Let's assume that the word 'diploma' appears only in the bad email group and never in the good email group. Let's also assume that the word 'afternoon' occurs only in the good email group. The Bayesian filter could then surmise that the probability of any email containing the word 'diploma' being spam to be very likely and assign a high score of almost 1 (100% probability of being spam) to it. Likewise, the probability of any email containing the word 'afternoon' being spam would be quite low and so an appropriately low score of almost 0 (0% probability of being spam) would be assigned.

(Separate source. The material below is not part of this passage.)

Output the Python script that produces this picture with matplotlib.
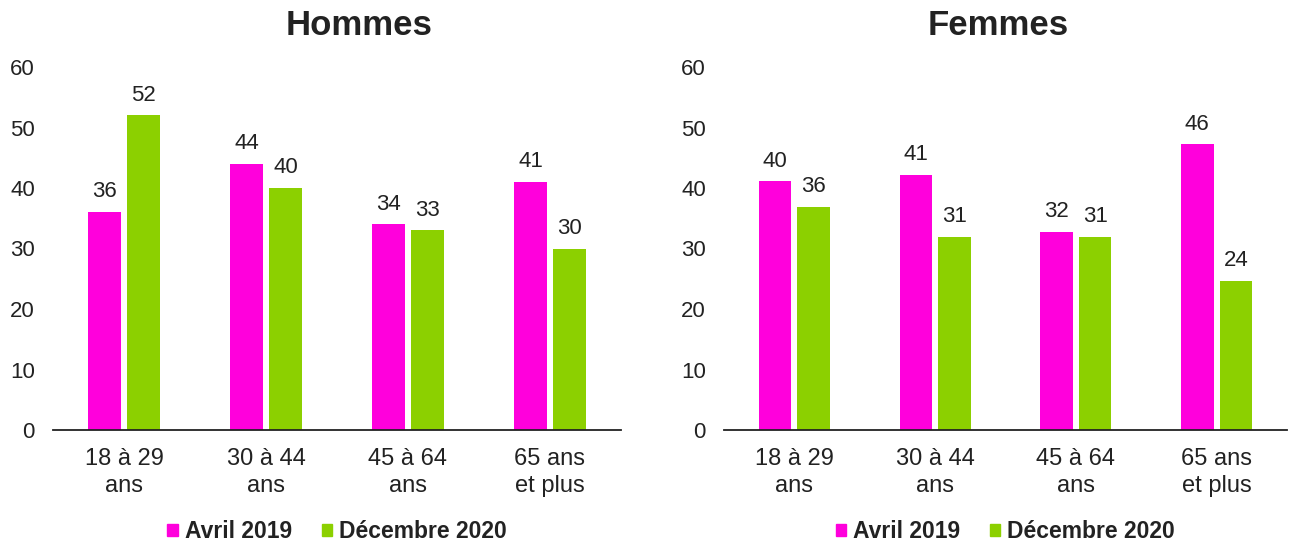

This is a very simple example to illustrate a point. Filtering will actually be carried out taking many other characteristics into account before coming to a final decision e.g. good content scores as well as spam content scores, information contained in the email headers, etc.

Any time an incorrect decision is arrived at, a manual correction by the user can be made and the filter automatically adjusts itself accordingly. Therein lies one of the biggest benefits of Bayesian filtering, being able to easily adapt the filter according to your own experience.


What's So Good About Bayesian Filters [continued]

Initially, the performance from relatively untrained Bayesian filters may be less than that of other filtering techniques due to a lack of reference data, but once a useful number of good and bad emails have been processed through the filter and any required corrections carried out, the Bayesian filter can provide over 99% accuracy in spam filtering as has been demonstrated by the likes of Paul Graham.

As spammers find new ways to circumvent the filters that we use it's important that we stay ahead of them by ensuring our efforts to avoid and block their communications are adaptable. The Bayesian approach is simple, cost effective, auto-adaptive, can be very effective and is just the sort of thing that spammer's nightmares are made of!